Читаем «Утц» и другие истории из мира искусств полностью

Маркс предупреждал об иллюзиях абстрактной мысли, а Ленин, вероятно, думал то же об абстрактном искусстве. Поначалу он считал его безвредным, но потом на место терпимости пришло раздражение. Ему не нравились уличные памятники, при виде которых у зрителей, силившихся понять их смысл, захватывало дух. Когда же группа художников «отменила» деревья – пережитки капитализма в Александровском саду под стенами Кремля, раскрасив их в яркие несмывающиеся цвета, – Ленин с Крупской очень рассердились. В сухом документе, датированном октябрем 1920 года, Ленин писал: «Не выдумка новой пролеткультуры, а развитие лучших образцов … существующей культуры…» Достижения прошлого марксизм не отвергает.

Новые российские хозяева определенно выступали за сохранение сокровищ прошлого. Сразу после штурма Зимнего начали составлять опись его содержимого, мародеров расстреливали. Анатолий Луначарский, первый нарком просвещения при Ленине, однажды довел своих слушателей до слез, вспоминая чудеса старины в Музее Неаполя. В ноябре 1917-го он дошел до слез сам, услыхав новости о разрушении Кремля и Василия Блаженного, и подал в отставку. «Не могу я выдержать этого. Не могу я вынести этого разрушения всей красоты и традиции». Позже, два дня спустя, он вернулся на свою должность в Совнарком, узнав о том, что слухи оказались ложными.

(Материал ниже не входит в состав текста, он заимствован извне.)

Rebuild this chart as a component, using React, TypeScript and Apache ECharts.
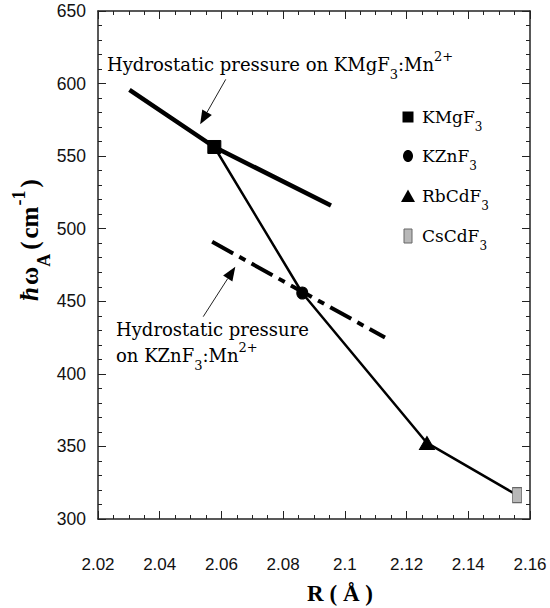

Что до левых, они, наоборот, были охвачены иконоборческим жаром. Им плевать было на то, что творится в Кремле. Маринетти как-то назвал его «абсурдной штукой»; сгори он, они бы и бровью не повели. Малевич надеялся, что все города и деревни каждые пятьдесят лет будут уничтожаться, и говорил, что ему больше жаль сломанный шуруп, чем разрушенного Василия Блаженного. Авангардисты не рассчитывали на восстание большевиков, но стали единственной группой российских художников, его приветствовавшей. Называя себя левыми, они требовали для себя полной монополии в искусстве.

Их поведение отличалось привычной бесшабашностью и одновременно – сверхчеловеческой энергией. Лозунг Маяковского «Улицы – наши кисти, площади – наши палитры» заставил художников пойти в народ. Они украшали поезда Агитпропа, разъезжавшие по стране, устраивали массовые представления, обклеивали старые дворцы громадными плакатами, затягивали памятники царских времен полощущимся кумачом, исполняли симфонии на фабричных гудках, развивали новое книгопечатание, чтобы распространять новые идеи, утверждали, что ломают преграды между искусством и техникой, между музыкой и живописью – последнего легко добиться в стране, где цветам соответствуют звуки: новогодние колокольчики звенят красным, а один поэт назвал шум революции 1905 года лиловым[70].

В идейном отношении художники друг другу противоречили. На одном конце спектра был Кандинский, уже не первый год писавший пейзажи своего внутреннего «я». Он верил в живопись как в исцеляющий ритуал, способный унять душевную боль и отлучить человека от материализма. «Живопись, – писал он, – освободит меня от моих страхов». Однако люди вроде Татлина с Родченко настаивали на том, что материализм – единственное понятие, которое стоит брать в расчет. Тем не менее все художники сходились в своей ненависти к образу. Искусство нового человека должно упразднить всякие изображения человека. Малевич, красноречивый – пусть и сумасбродный – пропагандист, метал молнии в Венеру Милосскую («не женщина, а пародия») и в «омут дряни академического искусства» с его женскими задами, порочными купидонами и застывшим наследием Греции. Он рассуждает тоном Исайи[71], говорящего об идолах, – сравнение, которое представляется мне уместным, ведь под очевидным поклонением русских человеческим образам скрывается импульс разнести их на куски. Излишества царизма последних лет народ воспринимал как открытый призыв к разрушению – это верно, однако иконоборчество в России имеет историю более долгую.

Россия – «Третий Рим», хранитель ортодоксальности, не признаваемой вероотступническим Западом, – унаследовала свое особое отношение к образу от Византии. Статуя императора или икона святого представляла собой доказательство правомерности той или иной политической или религиозной идеи. Высказывание «Кто восхищается статуей императора, тот восхищается императором» применимо к Николаю II с тем же успехом, что и к Юстиниану[72]. В авторитарных обществах образы любят – они укрепляют цепочку правления на всех уровнях иерархии. Однако абстрактное искусство с его чистыми формами и цветом, если оно выполняет серьезную, а не просто декоративную роль, сводит на нет поползновения секулярной власти, поскольку выходит за пределы этого мира в попытках постичь скрытую сущность закона, управляющего вселенной.